● Challenge:
Omit every picture and return the rest of the data unaltered.

Stored records:
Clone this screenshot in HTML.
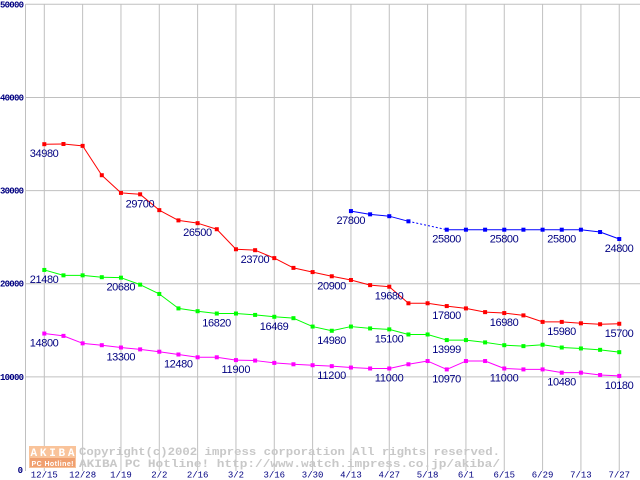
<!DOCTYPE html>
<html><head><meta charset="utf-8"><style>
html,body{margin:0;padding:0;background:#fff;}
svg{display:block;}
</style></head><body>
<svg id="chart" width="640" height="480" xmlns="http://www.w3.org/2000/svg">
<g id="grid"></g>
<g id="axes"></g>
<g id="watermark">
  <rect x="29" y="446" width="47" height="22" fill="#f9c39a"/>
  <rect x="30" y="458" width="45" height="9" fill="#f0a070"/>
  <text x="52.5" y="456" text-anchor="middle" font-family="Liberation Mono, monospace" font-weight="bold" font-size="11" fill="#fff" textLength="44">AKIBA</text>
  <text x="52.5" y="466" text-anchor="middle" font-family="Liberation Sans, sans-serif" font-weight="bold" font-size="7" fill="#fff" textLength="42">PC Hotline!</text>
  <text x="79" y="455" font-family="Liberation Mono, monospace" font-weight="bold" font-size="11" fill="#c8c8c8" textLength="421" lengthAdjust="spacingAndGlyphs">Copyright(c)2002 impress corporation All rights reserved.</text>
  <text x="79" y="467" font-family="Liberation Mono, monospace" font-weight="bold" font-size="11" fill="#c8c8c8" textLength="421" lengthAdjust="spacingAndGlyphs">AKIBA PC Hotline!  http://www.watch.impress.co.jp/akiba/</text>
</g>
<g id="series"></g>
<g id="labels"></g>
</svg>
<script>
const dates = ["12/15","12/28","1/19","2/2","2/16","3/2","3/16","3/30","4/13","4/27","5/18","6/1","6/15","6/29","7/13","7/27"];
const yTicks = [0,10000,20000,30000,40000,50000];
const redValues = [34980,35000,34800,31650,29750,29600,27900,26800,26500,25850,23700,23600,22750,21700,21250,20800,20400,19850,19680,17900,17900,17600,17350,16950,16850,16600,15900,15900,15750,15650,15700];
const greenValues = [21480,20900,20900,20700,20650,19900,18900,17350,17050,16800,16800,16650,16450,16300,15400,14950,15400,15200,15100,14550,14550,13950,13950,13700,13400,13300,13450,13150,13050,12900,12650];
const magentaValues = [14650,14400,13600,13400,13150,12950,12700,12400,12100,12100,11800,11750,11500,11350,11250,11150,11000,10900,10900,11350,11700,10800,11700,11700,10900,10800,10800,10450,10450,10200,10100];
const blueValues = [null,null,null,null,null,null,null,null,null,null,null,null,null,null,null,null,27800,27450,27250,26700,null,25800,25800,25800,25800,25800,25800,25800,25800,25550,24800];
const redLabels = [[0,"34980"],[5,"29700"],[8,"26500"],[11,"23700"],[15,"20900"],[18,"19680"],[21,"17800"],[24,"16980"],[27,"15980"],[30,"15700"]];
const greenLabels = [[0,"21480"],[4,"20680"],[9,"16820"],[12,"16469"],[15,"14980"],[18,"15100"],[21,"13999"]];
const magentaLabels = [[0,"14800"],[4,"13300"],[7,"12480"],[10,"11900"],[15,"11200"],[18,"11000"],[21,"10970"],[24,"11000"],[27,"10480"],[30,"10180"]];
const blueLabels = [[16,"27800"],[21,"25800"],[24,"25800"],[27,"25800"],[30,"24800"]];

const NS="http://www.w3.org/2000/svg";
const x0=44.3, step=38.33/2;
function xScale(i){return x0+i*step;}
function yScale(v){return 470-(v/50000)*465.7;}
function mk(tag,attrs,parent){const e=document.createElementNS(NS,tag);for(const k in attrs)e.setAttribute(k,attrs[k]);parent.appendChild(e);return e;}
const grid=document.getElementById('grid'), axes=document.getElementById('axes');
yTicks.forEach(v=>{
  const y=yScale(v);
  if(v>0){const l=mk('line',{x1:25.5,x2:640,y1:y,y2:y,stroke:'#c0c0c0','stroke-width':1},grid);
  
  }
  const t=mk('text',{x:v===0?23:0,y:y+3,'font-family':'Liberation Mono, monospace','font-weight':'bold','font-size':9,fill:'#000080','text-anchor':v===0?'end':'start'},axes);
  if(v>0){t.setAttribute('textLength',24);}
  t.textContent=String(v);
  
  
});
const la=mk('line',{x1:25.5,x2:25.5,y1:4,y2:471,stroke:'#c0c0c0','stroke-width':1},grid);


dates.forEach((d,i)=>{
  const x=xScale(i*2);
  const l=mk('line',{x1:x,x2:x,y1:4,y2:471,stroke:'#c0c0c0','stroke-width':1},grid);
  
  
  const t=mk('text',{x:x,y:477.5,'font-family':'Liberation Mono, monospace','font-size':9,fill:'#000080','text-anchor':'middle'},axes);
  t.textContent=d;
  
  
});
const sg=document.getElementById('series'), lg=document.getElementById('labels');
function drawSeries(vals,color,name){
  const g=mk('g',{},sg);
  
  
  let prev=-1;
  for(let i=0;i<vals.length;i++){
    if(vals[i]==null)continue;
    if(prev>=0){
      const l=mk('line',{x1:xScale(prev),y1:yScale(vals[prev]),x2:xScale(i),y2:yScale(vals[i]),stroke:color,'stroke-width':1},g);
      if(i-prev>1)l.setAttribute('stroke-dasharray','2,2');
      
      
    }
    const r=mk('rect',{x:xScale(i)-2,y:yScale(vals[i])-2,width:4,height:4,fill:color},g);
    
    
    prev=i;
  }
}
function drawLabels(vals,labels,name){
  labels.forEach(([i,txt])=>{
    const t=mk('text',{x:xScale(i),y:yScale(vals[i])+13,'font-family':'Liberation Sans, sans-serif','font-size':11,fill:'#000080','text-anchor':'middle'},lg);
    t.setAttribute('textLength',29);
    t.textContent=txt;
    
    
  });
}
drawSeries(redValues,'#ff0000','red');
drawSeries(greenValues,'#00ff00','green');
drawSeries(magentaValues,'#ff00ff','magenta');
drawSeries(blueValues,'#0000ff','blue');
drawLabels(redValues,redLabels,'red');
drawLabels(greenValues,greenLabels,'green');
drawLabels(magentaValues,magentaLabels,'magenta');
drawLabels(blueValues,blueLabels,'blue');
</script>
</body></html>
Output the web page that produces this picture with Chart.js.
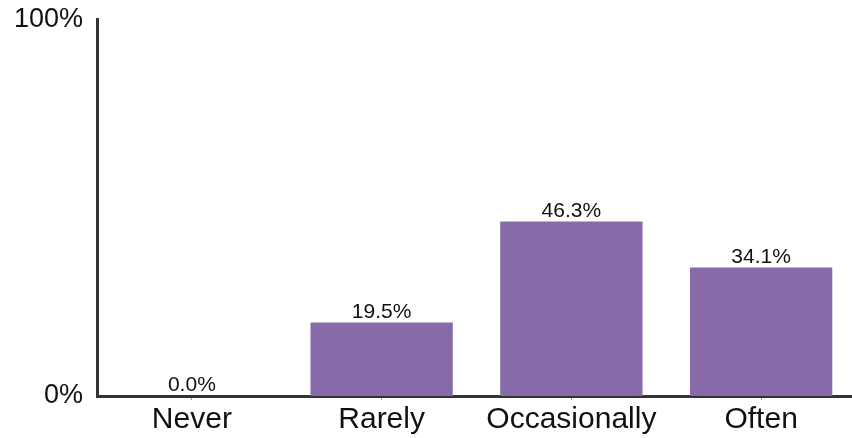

● The solution:
Clone this screenshot in HTML.
<!DOCTYPE html>
<html><head><meta charset="utf-8"><style>
html,body{margin:0;padding:0;background:#fff;}
svg{display:block;}
</style></head><body>
<svg id="chart" width="640" height="480" xmlns="http://www.w3.org/2000/svg">
<g id="grid"></g>
<g id="axes"></g>
<g id="watermark">
  <rect x="29" y="446" width="47" height="22" fill="#f9c39a"/>
  <rect x="30" y="458" width="45" height="9" fill="#f0a070"/>
  <text x="52.5" y="456" text-anchor="middle" font-family="Liberation Mono, monospace" font-weight="bold" font-size="11" fill="#fff" textLength="44">AKIBA</text>
  <text x="52.5" y="466" text-anchor="middle" font-family="Liberation Sans, sans-serif" font-weight="bold" font-size="7" fill="#fff" textLength="42">PC Hotline!</text>
  <text x="79" y="455" font-family="Liberation Mono, monospace" font-weight="bold" font-size="11" fill="#c8c8c8" textLength="421" lengthAdjust="spacingAndGlyphs">Copyright(c)2002 impress corporation All rights reserved.</text>
  <text x="79" y="467" font-family="Liberation Mono, monospace" font-weight="bold" font-size="11" fill="#c8c8c8" textLength="421" lengthAdjust="spacingAndGlyphs">AKIBA PC Hotline!  http://www.watch.impress.co.jp/akiba/</text>
</g>
<g id="series"></g>
<g id="labels"></g>
</svg>
<script>
const dates = ["12/15","12/28","1/19","2/2","2/16","3/2","3/16","3/30","4/13","4/27","5/18","6/1","6/15","6/29","7/13","7/27"];
const yTicks = [0,10000,20000,30000,40000,50000];
const redValues = [34980,35000,34800,31650,29750,29600,27900,26800,26500,25850,23700,23600,22750,21700,21250,20800,20400,19850,19680,17900,17900,17600,17350,16950,16850,16600,15900,15900,15750,15650,15700];
const greenValues = [21480,20900,20900,20700,20650,19900,18900,17350,17050,16800,16800,16650,16450,16300,15400,14950,15400,15200,15100,14550,14550,13950,13950,13700,13400,13300,13450,13150,13050,12900,12650];
const magentaValues = [14650,14400,13600,13400,13150,12950,12700,12400,12100,12100,11800,11750,11500,11350,11250,11150,11000,10900,10900,11350,11700,10800,11700,11700,10900,10800,10800,10450,10450,10200,10100];
const blueValues = [null,null,null,null,null,null,null,null,null,null,null,null,null,null,null,null,27800,27450,27250,26700,null,25800,25800,25800,25800,25800,25800,25800,25800,25550,24800];
const redLabels = [[0,"34980"],[5,"29700"],[8,"26500"],[11,"23700"],[15,"20900"],[18,"19680"],[21,"17800"],[24,"16980"],[27,"15980"],[30,"15700"]];
const greenLabels = [[0,"21480"],[4,"20680"],[9,"16820"],[12,"16469"],[15,"14980"],[18,"15100"],[21,"13999"]];
const magentaLabels = [[0,"14800"],[4,"13300"],[7,"12480"],[10,"11900"],[15,"11200"],[18,"11000"],[21,"10970"],[24,"11000"],[27,"10480"],[30,"10180"]];
const blueLabels = [[16,"27800"],[21,"25800"],[24,"25800"],[27,"25800"],[30,"24800"]];

const NS="http://www.w3.org/2000/svg";
const x0=44.3, step=38.33/2;
function xScale(i){return x0+i*step;}
function yScale(v){return 470-(v/50000)*465.7;}
function mk(tag,attrs,parent){const e=document.createElementNS(NS,tag);for(const k in attrs)e.setAttribute(k,attrs[k]);parent.appendChild(e);return e;}
const grid=document.getElementById('grid'), axes=document.getElementById('axes');
yTicks.forEach(v=>{
  const y=yScale(v);
  if(v>0){const l=mk('line',{x1:25.5,x2:640,y1:y,y2:y,stroke:'#c0c0c0','stroke-width':1},grid);
  
  }
  const t=mk('text',{x:v===0?23:0,y:y+3,'font-family':'Liberation Mono, monospace','font-weight':'bold','font-size':9,fill:'#000080','text-anchor':v===0?'end':'start'},axes);
  if(v>0){t.setAttribute('textLength',24);}
  t.textContent=String(v);
  
  
});
const la=mk('line',{x1:25.5,x2:25.5,y1:4,y2:471,stroke:'#c0c0c0','stroke-width':1},grid);


dates.forEach((d,i)=>{
  const x=xScale(i*2);
  const l=mk('line',{x1:x,x2:x,y1:4,y2:471,stroke:'#c0c0c0','stroke-width':1},grid);
  
  
  const t=mk('text',{x:x,y:477.5,'font-family':'Liberation Mono, monospace','font-size':9,fill:'#000080','text-anchor':'middle'},axes);
  t.textContent=d;
  
  
});
const sg=document.getElementById('series'), lg=document.getElementById('labels');
function drawSeries(vals,color,name){
  const g=mk('g',{},sg);
  
  
  let prev=-1;
  for(let i=0;i<vals.length;i++){
    if(vals[i]==null)continue;
    if(prev>=0){
      const l=mk('line',{x1:xScale(prev),y1:yScale(vals[prev]),x2:xScale(i),y2:yScale(vals[i]),stroke:color,'stroke-width':1},g);
      if(i-prev>1)l.setAttribute('stroke-dasharray','2,2');
      
      
    }
    const r=mk('rect',{x:xScale(i)-2,y:yScale(vals[i])-2,width:4,height:4,fill:color},g);
    
    
    prev=i;
  }
}
function drawLabels(vals,labels,name){
  labels.forEach(([i,txt])=>{
    const t=mk('text',{x:xScale(i),y:yScale(vals[i])+13,'font-family':'Liberation Sans, sans-serif','font-size':11,fill:'#000080','text-anchor':'middle'},lg);
    t.setAttribute('textLength',29);
    t.textContent=txt;
    
    
  });
}
drawSeries(redValues,'#ff0000','red');
drawSeries(greenValues,'#00ff00','green');
drawSeries(magentaValues,'#ff00ff','magenta');
drawSeries(blueValues,'#0000ff','blue');
drawLabels(redValues,redLabels,'red');
drawLabels(greenValues,greenLabels,'green');
drawLabels(magentaValues,magentaLabels,'magenta');
drawLabels(blueValues,blueLabels,'blue');
</script>
</body></html>
Output the web page that produces this picture with Chart.js.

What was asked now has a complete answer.